Extract the records below word for word and ignore the images.

* Records provided:
********************

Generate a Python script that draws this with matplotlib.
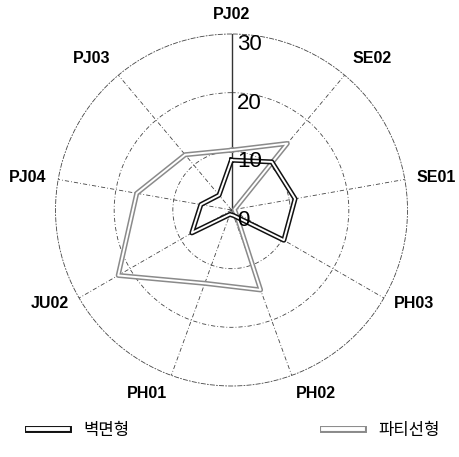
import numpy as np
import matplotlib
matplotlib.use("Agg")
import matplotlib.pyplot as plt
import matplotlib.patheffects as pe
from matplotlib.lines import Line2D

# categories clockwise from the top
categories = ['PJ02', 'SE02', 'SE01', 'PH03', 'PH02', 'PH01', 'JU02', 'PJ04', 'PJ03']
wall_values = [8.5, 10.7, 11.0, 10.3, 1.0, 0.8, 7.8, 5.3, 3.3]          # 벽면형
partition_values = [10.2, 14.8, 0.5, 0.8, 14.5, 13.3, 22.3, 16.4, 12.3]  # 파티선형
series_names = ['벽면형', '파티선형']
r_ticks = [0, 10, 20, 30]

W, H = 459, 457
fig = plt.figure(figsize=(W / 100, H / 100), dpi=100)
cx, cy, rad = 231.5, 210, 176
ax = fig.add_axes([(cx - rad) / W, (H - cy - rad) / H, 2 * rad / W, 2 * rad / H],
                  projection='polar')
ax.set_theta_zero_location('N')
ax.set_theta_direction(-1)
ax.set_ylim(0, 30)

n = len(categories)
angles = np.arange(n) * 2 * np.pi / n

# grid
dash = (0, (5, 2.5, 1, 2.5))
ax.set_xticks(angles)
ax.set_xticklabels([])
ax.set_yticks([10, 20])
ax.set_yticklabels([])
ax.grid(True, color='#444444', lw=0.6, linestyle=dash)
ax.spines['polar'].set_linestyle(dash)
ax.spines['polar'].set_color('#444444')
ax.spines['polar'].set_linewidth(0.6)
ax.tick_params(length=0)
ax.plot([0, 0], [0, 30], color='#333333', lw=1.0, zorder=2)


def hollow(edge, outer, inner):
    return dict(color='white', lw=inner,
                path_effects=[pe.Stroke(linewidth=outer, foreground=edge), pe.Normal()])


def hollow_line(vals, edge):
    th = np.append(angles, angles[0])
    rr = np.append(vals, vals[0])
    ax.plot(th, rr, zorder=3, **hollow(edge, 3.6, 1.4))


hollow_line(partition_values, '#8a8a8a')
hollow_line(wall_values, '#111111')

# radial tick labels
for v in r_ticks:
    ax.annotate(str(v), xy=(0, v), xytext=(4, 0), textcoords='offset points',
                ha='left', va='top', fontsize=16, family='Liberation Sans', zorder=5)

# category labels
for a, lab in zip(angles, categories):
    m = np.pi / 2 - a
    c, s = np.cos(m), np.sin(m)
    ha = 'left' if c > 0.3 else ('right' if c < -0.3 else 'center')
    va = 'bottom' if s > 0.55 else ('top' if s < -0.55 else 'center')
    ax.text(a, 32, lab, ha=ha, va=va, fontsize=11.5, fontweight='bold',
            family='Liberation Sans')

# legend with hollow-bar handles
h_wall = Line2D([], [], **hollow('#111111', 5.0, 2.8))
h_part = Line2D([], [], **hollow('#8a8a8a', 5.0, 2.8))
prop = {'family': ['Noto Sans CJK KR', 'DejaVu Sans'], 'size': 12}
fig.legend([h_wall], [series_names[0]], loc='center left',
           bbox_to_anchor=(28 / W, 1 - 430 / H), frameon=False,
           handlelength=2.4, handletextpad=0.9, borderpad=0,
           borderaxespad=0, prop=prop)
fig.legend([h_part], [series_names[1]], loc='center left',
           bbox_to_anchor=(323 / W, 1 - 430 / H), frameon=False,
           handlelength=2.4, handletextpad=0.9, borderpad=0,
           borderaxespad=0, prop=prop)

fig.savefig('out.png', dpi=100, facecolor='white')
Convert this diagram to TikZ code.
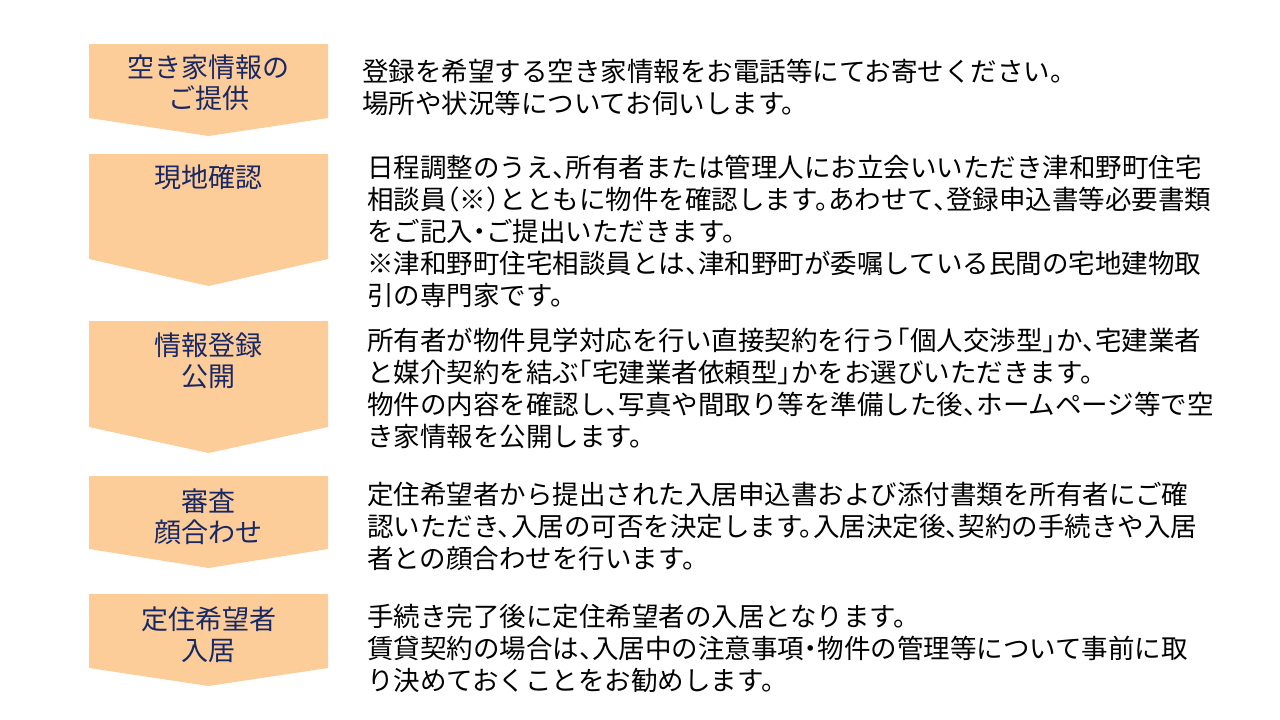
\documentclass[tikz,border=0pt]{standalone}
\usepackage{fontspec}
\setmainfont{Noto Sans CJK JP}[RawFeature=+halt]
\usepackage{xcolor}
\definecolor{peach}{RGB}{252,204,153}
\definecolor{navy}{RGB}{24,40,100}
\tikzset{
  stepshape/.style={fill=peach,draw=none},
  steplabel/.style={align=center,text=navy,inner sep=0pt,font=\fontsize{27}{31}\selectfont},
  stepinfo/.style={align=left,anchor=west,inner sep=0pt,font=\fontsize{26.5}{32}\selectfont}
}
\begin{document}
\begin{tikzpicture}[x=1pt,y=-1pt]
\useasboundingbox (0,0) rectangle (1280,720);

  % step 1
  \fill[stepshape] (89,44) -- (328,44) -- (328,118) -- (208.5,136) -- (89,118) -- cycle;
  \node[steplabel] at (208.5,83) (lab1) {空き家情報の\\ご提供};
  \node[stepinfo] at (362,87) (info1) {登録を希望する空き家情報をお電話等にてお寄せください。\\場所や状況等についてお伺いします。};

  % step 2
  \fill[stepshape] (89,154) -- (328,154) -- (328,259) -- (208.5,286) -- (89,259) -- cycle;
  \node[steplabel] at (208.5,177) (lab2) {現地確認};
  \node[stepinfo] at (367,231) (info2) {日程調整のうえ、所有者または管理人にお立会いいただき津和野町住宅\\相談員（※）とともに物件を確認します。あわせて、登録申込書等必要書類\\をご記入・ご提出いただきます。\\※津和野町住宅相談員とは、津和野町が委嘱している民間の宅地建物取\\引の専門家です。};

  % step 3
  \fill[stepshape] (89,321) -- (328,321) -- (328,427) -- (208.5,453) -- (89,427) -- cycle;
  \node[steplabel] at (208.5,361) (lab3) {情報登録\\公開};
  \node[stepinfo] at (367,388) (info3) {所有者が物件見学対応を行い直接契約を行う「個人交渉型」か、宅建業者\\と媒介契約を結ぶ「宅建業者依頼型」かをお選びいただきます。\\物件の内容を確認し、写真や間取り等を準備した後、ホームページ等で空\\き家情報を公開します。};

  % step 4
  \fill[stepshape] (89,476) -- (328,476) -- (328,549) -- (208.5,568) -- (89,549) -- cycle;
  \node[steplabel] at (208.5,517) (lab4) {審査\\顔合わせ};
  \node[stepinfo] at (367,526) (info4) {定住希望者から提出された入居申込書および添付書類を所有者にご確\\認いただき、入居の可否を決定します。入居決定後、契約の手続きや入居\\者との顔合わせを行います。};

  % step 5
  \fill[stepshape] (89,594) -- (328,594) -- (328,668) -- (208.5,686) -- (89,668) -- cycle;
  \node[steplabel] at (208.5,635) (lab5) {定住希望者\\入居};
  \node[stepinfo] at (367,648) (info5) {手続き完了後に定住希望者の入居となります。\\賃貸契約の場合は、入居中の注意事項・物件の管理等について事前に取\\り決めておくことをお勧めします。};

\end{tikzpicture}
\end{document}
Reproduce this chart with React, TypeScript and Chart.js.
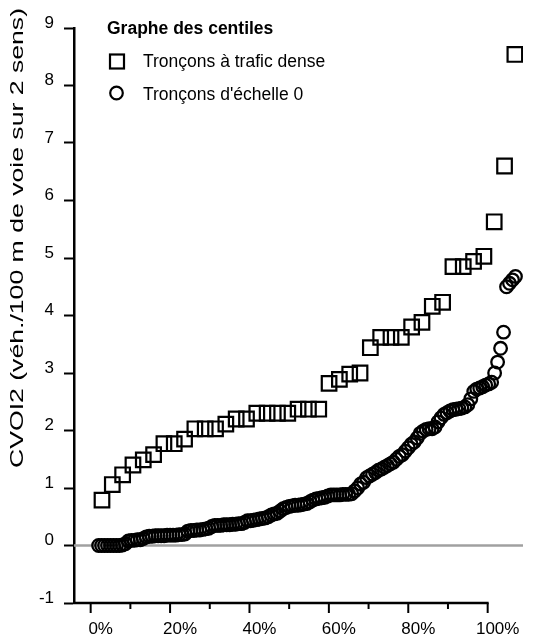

********************

* Task response:
Generate a Python script that draws this with matplotlib.
import numpy as np
import matplotlib
matplotlib.use("Agg")
import matplotlib.pyplot as plt
import matplotlib.patheffects as pe
from matplotlib.lines import Line2D

# categories clockwise from the top
categories = ['PJ02', 'SE02', 'SE01', 'PH03', 'PH02', 'PH01', 'JU02', 'PJ04', 'PJ03']
wall_values = [8.5, 10.7, 11.0, 10.3, 1.0, 0.8, 7.8, 5.3, 3.3]          # 벽면형
partition_values = [10.2, 14.8, 0.5, 0.8, 14.5, 13.3, 22.3, 16.4, 12.3]  # 파티선형
series_names = ['벽면형', '파티선형']
r_ticks = [0, 10, 20, 30]

W, H = 459, 457
fig = plt.figure(figsize=(W / 100, H / 100), dpi=100)
cx, cy, rad = 231.5, 210, 176
ax = fig.add_axes([(cx - rad) / W, (H - cy - rad) / H, 2 * rad / W, 2 * rad / H],
                  projection='polar')
ax.set_theta_zero_location('N')
ax.set_theta_direction(-1)
ax.set_ylim(0, 30)

n = len(categories)
angles = np.arange(n) * 2 * np.pi / n

# grid
dash = (0, (5, 2.5, 1, 2.5))
ax.set_xticks(angles)
ax.set_xticklabels([])
ax.set_yticks([10, 20])
ax.set_yticklabels([])
ax.grid(True, color='#444444', lw=0.6, linestyle=dash)
ax.spines['polar'].set_linestyle(dash)
ax.spines['polar'].set_color('#444444')
ax.spines['polar'].set_linewidth(0.6)
ax.tick_params(length=0)
ax.plot([0, 0], [0, 30], color='#333333', lw=1.0, zorder=2)


def hollow(edge, outer, inner):
    return dict(color='white', lw=inner,
                path_effects=[pe.Stroke(linewidth=outer, foreground=edge), pe.Normal()])


def hollow_line(vals, edge):
    th = np.append(angles, angles[0])
    rr = np.append(vals, vals[0])
    ax.plot(th, rr, zorder=3, **hollow(edge, 3.6, 1.4))


hollow_line(partition_values, '#8a8a8a')
hollow_line(wall_values, '#111111')

# radial tick labels
for v in r_ticks:
    ax.annotate(str(v), xy=(0, v), xytext=(4, 0), textcoords='offset points',
                ha='left', va='top', fontsize=16, family='Liberation Sans', zorder=5)

# category labels
for a, lab in zip(angles, categories):
    m = np.pi / 2 - a
    c, s = np.cos(m), np.sin(m)
    ha = 'left' if c > 0.3 else ('right' if c < -0.3 else 'center')
    va = 'bottom' if s > 0.55 else ('top' if s < -0.55 else 'center')
    ax.text(a, 32, lab, ha=ha, va=va, fontsize=11.5, fontweight='bold',
            family='Liberation Sans')

# legend with hollow-bar handles
h_wall = Line2D([], [], **hollow('#111111', 5.0, 2.8))
h_part = Line2D([], [], **hollow('#8a8a8a', 5.0, 2.8))
prop = {'family': ['Noto Sans CJK KR', 'DejaVu Sans'], 'size': 12}
fig.legend([h_wall], [series_names[0]], loc='center left',
           bbox_to_anchor=(28 / W, 1 - 430 / H), frameon=False,
           handlelength=2.4, handletextpad=0.9, borderpad=0,
           borderaxespad=0, prop=prop)
fig.legend([h_part], [series_names[1]], loc='center left',
           bbox_to_anchor=(323 / W, 1 - 430 / H), frameon=False,
           handlelength=2.4, handletextpad=0.9, borderpad=0,
           borderaxespad=0, prop=prop)

fig.savefig('out.png', dpi=100, facecolor='white')
Convert this diagram to TikZ code.
\documentclass[tikz,border=0pt]{standalone}
\usepackage{fontspec}
\setmainfont{Noto Sans CJK JP}[RawFeature=+halt]
\usepackage{xcolor}
\definecolor{peach}{RGB}{252,204,153}
\definecolor{navy}{RGB}{24,40,100}
\tikzset{
  stepshape/.style={fill=peach,draw=none},
  steplabel/.style={align=center,text=navy,inner sep=0pt,font=\fontsize{27}{31}\selectfont},
  stepinfo/.style={align=left,anchor=west,inner sep=0pt,font=\fontsize{26.5}{32}\selectfont}
}
\begin{document}
\begin{tikzpicture}[x=1pt,y=-1pt]
\useasboundingbox (0,0) rectangle (1280,720);

  % step 1
  \fill[stepshape] (89,44) -- (328,44) -- (328,118) -- (208.5,136) -- (89,118) -- cycle;
  \node[steplabel] at (208.5,83) (lab1) {空き家情報の\\ご提供};
  \node[stepinfo] at (362,87) (info1) {登録を希望する空き家情報をお電話等にてお寄せください。\\場所や状況等についてお伺いします。};

  % step 2
  \fill[stepshape] (89,154) -- (328,154) -- (328,259) -- (208.5,286) -- (89,259) -- cycle;
  \node[steplabel] at (208.5,177) (lab2) {現地確認};
  \node[stepinfo] at (367,231) (info2) {日程調整のうえ、所有者または管理人にお立会いいただき津和野町住宅\\相談員（※）とともに物件を確認します。あわせて、登録申込書等必要書類\\をご記入・ご提出いただきます。\\※津和野町住宅相談員とは、津和野町が委嘱している民間の宅地建物取\\引の専門家です。};

  % step 3
  \fill[stepshape] (89,321) -- (328,321) -- (328,427) -- (208.5,453) -- (89,427) -- cycle;
  \node[steplabel] at (208.5,361) (lab3) {情報登録\\公開};
  \node[stepinfo] at (367,388) (info3) {所有者が物件見学対応を行い直接契約を行う「個人交渉型」か、宅建業者\\と媒介契約を結ぶ「宅建業者依頼型」かをお選びいただきます。\\物件の内容を確認し、写真や間取り等を準備した後、ホームページ等で空\\き家情報を公開します。};

  % step 4
  \fill[stepshape] (89,476) -- (328,476) -- (328,549) -- (208.5,568) -- (89,549) -- cycle;
  \node[steplabel] at (208.5,517) (lab4) {審査\\顔合わせ};
  \node[stepinfo] at (367,526) (info4) {定住希望者から提出された入居申込書および添付書類を所有者にご確\\認いただき、入居の可否を決定します。入居決定後、契約の手続きや入居\\者との顔合わせを行います。};

  % step 5
  \fill[stepshape] (89,594) -- (328,594) -- (328,668) -- (208.5,686) -- (89,668) -- cycle;
  \node[steplabel] at (208.5,635) (lab5) {定住希望者\\入居};
  \node[stepinfo] at (367,648) (info5) {手続き完了後に定住希望者の入居となります。\\賃貸契約の場合は、入居中の注意事項・物件の管理等について事前に取\\り決めておくことをお勧めします。};

\end{tikzpicture}
\end{document}
Reproduce this chart with React, TypeScript and Chart.js.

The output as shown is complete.